Inception

(M) Leonardo DiCaprio, Joseph Gordon-Levitt, Ellen Page

Director Christopher Nolan has done something remarkable — he’s created a cerebral, thought-provoking, audacious and wholly original concept with his new film Inception.

Inception invites comparisons with films like The Matrix and Eternal Sunshine of the Spotless Mind. Themes of unreality versus reality, doubt and leaps of faith, guilt and forgiveness, truth and memory and the subconscious mind affecting the waking state are shot through the script.

If these all seem too highbrow for your average blockbuster, the surprise is that this is also a highly engaging action film with breathtaking special effects.

The plot is about corporate espionage, a journey into the mind of a target carried out by a team of professional “extractors” led by Dom Cobb (Leonardo DiCaprio). But it’s just as much about Cobb’s subconscious mind, a multilayered reality visually represented in dream architecture by floors accessed via elevator.

This type of clandestine work has made Cobb an international fugitive. When he is approached by a Japanese businessman named Saito (Ken Wantanabe) to do one last job to clear his name, he jumps at the chance.

But Saito wants Cobb to perform an “inception” rather than an extraction. He wants Cobb to plant an idea deep within the subconscious of business rival Fischer (Cillian Murphy) to help him out in exchange for his safe passage back to his family.
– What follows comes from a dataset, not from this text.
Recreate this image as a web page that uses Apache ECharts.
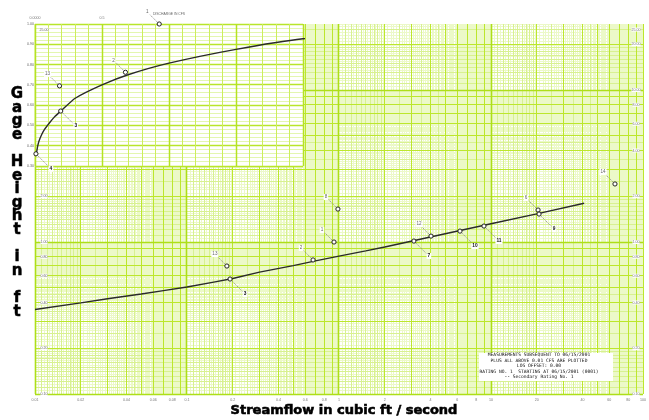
<!DOCTYPE html>
<html><head><meta charset="utf-8">
<script src="https://cdn.jsdelivr.net/npm/echarts@6/dist/echarts.min.js"></script>
<style>html,body{margin:0;padding:0;background:#fff}#c{width:649px;height:420px}</style>
</head><body><div id="c"></div>
<script>
// ---- Rating curve ----
const curveQ  = [0.01, 0.02, 0.03, 0.05, 0.07, 0.1, 0.15, 0.2, 0.3, 0.5, 0.7, 1, 1.5, 2, 5, 10, 20, 41];
const curveGH = [0.360, 0.398, 0.423, 0.455, 0.479, 0.506, 0.545, 0.575, 0.634, 0.700, 0.751, 0.807, 0.875, 0.927, 1.134, 1.319, 1.531, 1.798];

// ---- Measurements ----
const measId = ['1', '2', '3', '4', '6', '7', '8', '9', '10', '11', '12', '13', '14'];
const measQ  = [0.927, 0.675, 0.192, 0.007, 20.4, 3.11, 0.984, 20.7, 6.25, 8.99, 4.03, 0.183, 65.4];
const measGH = [1.00, 0.762, 0.571, 0.36, 1.624, 1.015, 1.648, 1.528, 1.18, 1.274, 1.094, 0.695, 2.41];
// label side: -1 = up-left (grey), 1 = down-right (bold)
const measSide = [-1, -1, 1, 1, -1, 1, -1, 1, 1, 1, -1, -1, -1];

// ---- Tick labels ----
const xTickLabels = ['0.01','0.02','0.04','0.06','0.08','0.1','0.2','0.4','0.6','0.8','1','2','4','6','8','10','20','40','60','80','100'];
const yTickRight = ['25.00','20.00','10.00','8.00','6.00','4.00','2.00','1.00','0.80','0.60','0.40','0.20','0.10'];
const yTickLeft = ['25.00','2.00','1.00','0.80','0.60','0.40','0.20','0.10'];
const insetXLabels = ['0.0000','0.5'];
const insetYLabels = ['1.00','0.90','0.80','0.70','0.60','0.50','0.40','0.30'];
const insetTitle = 'DISCHARGE IN CFS';
const noteLines = ['MEASUREMENTS SUBSEQUENT TO 06/15/2001','PLUS ALL ABOVE 0.01 CFS ARE PLOTTED','LOG OFFSET: 0.00','RATING NO. 1  STARTING AT 06/15/2001 (0001)','-- Secondary Rating No. 1'];
const xTitle = 'Streamflow in cubic ft / second';
const yTitle = 'Gage Height in ft';

// ---- Axis ranges ----
const X_MIN = 0.01, X_MAX = 100, Y_MIN = 0.1, Y_MAX = 27.2;
const IX_MIN = 0, IX_MAX = 2, IY_MIN = 0.3, IY_MAX = 1.0;

// ---- graph-paper rulings (per decade, multiples of the decade) ----
const xDecades = [0.01, 0.1, 1, 10];
const yDecades = [0.1, 1, 10];
const rulingLevels = [
  {segs: [[1, 2, 0.05], [2, 10, 0.1]], stroke: '#ecf9c8', w: 1},
  {segs: [[1, 2, 0.1], [2, 5, 0.5]], stroke: '#d8f191', w: 1},
  {segs: [[1, 10, 1]], stroke: '#bce72c', w: 1},
  {segs: [[1, 1, 1]], stroke: '#addf18', w: 1.6}
];
const insetXSteps = [[0.1, '#cdee5c', 1], [0.5, '#b5e322', 1.5]];
const insetYSteps = [[0.02, '#e3f6b0', 1], [0.1, '#b8e52a', 1.5]];

function logValues(decades, segs, lo, hi) {
  const out = [];
  decades.forEach(d => segs.forEach(s => {
    const n = Math.round((s[1] - s[0]) / s[2]);
    for (let i = 0; i <= n; i++) {
      const v = +(d * (s[0] + i * s[2])).toPrecision(10);
      if (v >= lo * 0.999999 && v <= hi * 1.000001) out.push(v);
    }
  }));
  return out;
}
function linValues(lo, hi, step) {
  const out = [];
  const n = Math.round((hi - lo) / step);
  for (let i = 0; i <= n; i++) out.push(+(lo + i * step).toFixed(6));
  return out;
}
const crisp = v => Math.round(v - 0.5) + 0.5;

function txt(x, y, text, extra) {
  return {type: 'text', x: x, y: y, style: Object.assign({
    text: text, fill: '#777', font: '3.6px "Liberation Sans"',
    align: 'center', verticalAlign: 'middle', textAlign: 'center', textVerticalAlign: 'middle'
  }, extra || {})};
}

const chart = echarts.init(document.getElementById('c'), null, {renderer: 'canvas'});

const mainGridSeries = {
  type: 'custom', xAxisIndex: 0, yAxisIndex: 0, z: 1, silent: true, data: [[1, 1]],
  renderItem: function (params, api) {
    const ch = [];
    rulingLevels.forEach(L => {
      logValues(xDecades, L.segs, X_MIN, X_MAX).forEach(v => {
        const a = api.coord([v, Y_MIN]), b = api.coord([v, Y_MAX]);
        const x = crisp(a[0]);
        ch.push({type: 'line', shape: {x1: x, y1: a[1], x2: x, y2: b[1]}, style: {stroke: L.stroke, lineWidth: L.w}});
      });
      logValues(yDecades, L.segs, Y_MIN, Y_MAX).forEach(v => {
        const a = api.coord([X_MIN, v]), b = api.coord([X_MAX, v]);
        const y = crisp(a[1]);
        ch.push({type: 'line', shape: {x1: a[0], y1: y, x2: b[0], y2: y}, style: {stroke: L.stroke, lineWidth: L.w}});
      });
    });
    return {type: 'group', children: ch};
  }
};

const insetGridSeries = {
  type: 'custom', xAxisIndex: 1, yAxisIndex: 1, z: 3, silent: true, data: [[1, 0.5]],
  renderItem: function (params, api) {
    const tl = api.coord([IX_MIN, IY_MAX]), br = api.coord([IX_MAX, IY_MIN]);
    const ch = [{type: 'rect', shape: {x: tl[0], y: tl[1], width: br[0] - tl[0], height: br[1] - tl[1]}, style: {fill: '#fff'}}];
    insetYSteps.forEach(s => linValues(IY_MIN, IY_MAX, s[0]).forEach(v => {
      const y = crisp(api.coord([IX_MIN, v])[1]);
      ch.push({type: 'line', shape: {x1: tl[0], y1: y, x2: br[0], y2: y}, style: {stroke: s[1], lineWidth: s[2]}});
    }));
    insetXSteps.forEach(s => linValues(IX_MIN, IX_MAX, s[0]).forEach(v => {
      const x = crisp(api.coord([v, IY_MIN])[0]);
      ch.push({type: 'line', shape: {x1: x, y1: tl[1], x2: x, y2: br[1]}, style: {stroke: s[1], lineWidth: s[2]}});
    }));
    return {type: 'group', children: ch};
  }
};

const mainLabelSeries = {
  type: 'custom', xAxisIndex: 0, yAxisIndex: 0, z: 9, silent: true, data: [[1, 1]],
  renderItem: function (params, api) {
    const ch = [];
    xTickLabels.forEach(t => { const p = api.coord([parseFloat(t), Y_MIN]); ch.push(txt(p[0], p[1] + 6, t)); });
    yTickRight.forEach(t => { const p = api.coord([X_MAX, parseFloat(t)]); ch.push(txt(p[0] - 7, p[1], t, {backgroundColor: '#fff'})); });
    yTickLeft.forEach(t => { const p = api.coord([X_MIN, parseFloat(t)]); ch.push(txt(p[0] + 9, p[1], t, {backgroundColor: '#fff', fill: '#666'})); });
    return {type: 'group', children: ch};
  }
};

const insetLabelSeries = {
  type: 'custom', xAxisIndex: 1, yAxisIndex: 1, z: 9, silent: true, data: [[1, 0.5]],
  renderItem: function (params, api) {
    const ch = [];
    insetYLabels.forEach(t => { const p = api.coord([IX_MIN, parseFloat(t)]); ch.push(txt(p[0] - 4.5, p[1], t, {fill: '#666'})); });
    insetXLabels.forEach(t => { const p = api.coord([parseFloat(t), IY_MAX]); ch.push(txt(p[0], p[1] - 6, t)); });
    const q = api.coord([1, IY_MAX]);
    ch.push(txt(q[0], q[1] - 10, insetTitle, {font: '3.4px "Liberation Sans"', fill: '#666'}));
    return {type: 'group', children: ch};
  }
};

function pointRender(params, api) {
  const i = api.value(2);
  const p = api.coord([api.value(0), api.value(1)]);
  const s = measSide[i];
  const dx = s < 0 ? -12 : 15, dy = s < 0 ? -12 : 15;
  const lx = p[0] + dx, ly = p[1] + dy;
  const len = Math.hypot(dx, dy), ux = dx / len, uy = dy / len;
  return {type: 'group', children: [
    {type: 'line', shape: {x1: p[0] + ux * 3, y1: p[1] + uy * 3, x2: lx - ux * 3.5, y2: ly - uy * 3.5},
     style: {stroke: '#8a8a8a', lineWidth: 0.8, lineDash: [1.5, 0.8]}},
    {type: 'circle', shape: {cx: p[0], cy: p[1], r: 2.1}, style: {fill: '#fff', stroke: '#222', lineWidth: 1}},
    txt(lx, ly, measId[i], s < 0
      ? {font: '4.6px "Liberation Sans"', fill: '#666', backgroundColor: '#fff', padding: [0.5, 1]}
      : {font: 'bold 4.8px "Liberation Sans"', fill: '#111', backgroundColor: '#fff', padding: [0.5, 1]})
  ]};
}

const mainPts = [], insetPts = [];
measId.forEach((id, i) => {
  const q = measQ[i], g = measGH[i];
  if (q >= X_MIN && q <= X_MAX && g >= Y_MIN && g <= Y_MAX) mainPts.push([q, g, i]);
  if (q >= IX_MIN && q <= IX_MAX && g >= IY_MIN && g <= IY_MAX + 1e-9) insetPts.push([q, g, i]);
});
const curveData = curveQ.map((q, i) => [q, curveGH[i]]);

const option = {
  animation: false,
  backgroundColor: '#fff',
  grid: [
    {left: 35, top: 24, width: 608, height: 370, show: false},
    {left: 35, top: 24, width: 268, height: 142, show: false}
  ],
  xAxis: [
    {gridIndex: 0, type: 'log', logBase: 10, min: X_MIN, max: X_MAX, show: false},
    {gridIndex: 1, type: 'value', min: IX_MIN, max: IX_MAX, show: false}
  ],
  yAxis: [
    {gridIndex: 0, type: 'log', logBase: 10, min: Y_MIN, max: Y_MAX, show: false},
    {gridIndex: 1, type: 'value', min: IY_MIN, max: IY_MAX, show: false}
  ],
  series: [
    mainGridSeries,
    {type: 'line', xAxisIndex: 0, yAxisIndex: 0, z: 4, data: curveData, showSymbol: false, silent: true,
     lineStyle: {color: '#2a2a2a', width: 1.4}},
    insetGridSeries,
    {type: 'line', xAxisIndex: 1, yAxisIndex: 1, z: 5, data: curveData, showSymbol: false, silent: true, clip: true,
     smooth: 0.2, lineStyle: {color: '#2a2a2a', width: 1.4}},
    {type: 'custom', xAxisIndex: 0, yAxisIndex: 0, z: 7, data: mainPts, renderItem: pointRender, silent: true},
    {type: 'custom', xAxisIndex: 1, yAxisIndex: 1, z: 7, data: insetPts, renderItem: pointRender, silent: true},
    mainLabelSeries,
    insetLabelSeries
  ],
  graphic: [
    {type: 'rect', z: 50, shape: {x: 479, y: 353, width: 134, height: 28}, style: {fill: '#fff'}},
    {type: 'text', z: 51, x: 539, y: 366, style: {
      text: noteLines.join('\n'), font: '4.6px "DejaVu Sans Mono"', fill: '#111', lineHeight: 5.4,
      align: 'center', verticalAlign: 'middle', textAlign: 'center', textVerticalAlign: 'middle'}},
    {type: 'text', z: 51, x: 344, y: 411, style: {
      text: xTitle, font: 'bold 13px "DejaVu Sans"', fill: '#000', stroke: '#000', lineWidth: 0.6,
      align: 'center', verticalAlign: 'middle', textAlign: 'center', textVerticalAlign: 'middle'}},
    {type: 'text', z: 51, x: 17, y: 203, style: {
      text: yTitle.split('').join('\n'), font: 'bold 15px "DejaVu Sans"', fill: '#000', stroke: '#000', lineWidth: 0.5,
      lineHeight: 13.6, align: 'center', verticalAlign: 'middle', textAlign: 'center', textVerticalAlign: 'middle'}}
  ]
};
chart.setOption(option);
</script>
</body></html>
Cobb quickly assembles a team who will need to burrow deep within Fischer’s subconscious — to go into a dream within a dream within a dream.

When new recruit Ariadne discovers that Cobb has a secret about his subconscious that could affect the whole team, his Escher-like journey begins to unfold.

Leonardo DiCaprio’s performance as Cobb is as multilayered as the script and will surely see him nominated for an Oscar.

Inception presents us with the fact that ideas can come to define us in our waking lives; that, deep within, our subconscious memories of past transgressions can become realities that we need to seek redemption and forgiveness for.

Images and ideas from this film will not be easily shaken. Like a labyrinth, the film makes us question every decision, catch every detail and traverse every tunnel. Be warned, you will need to see this film more than once.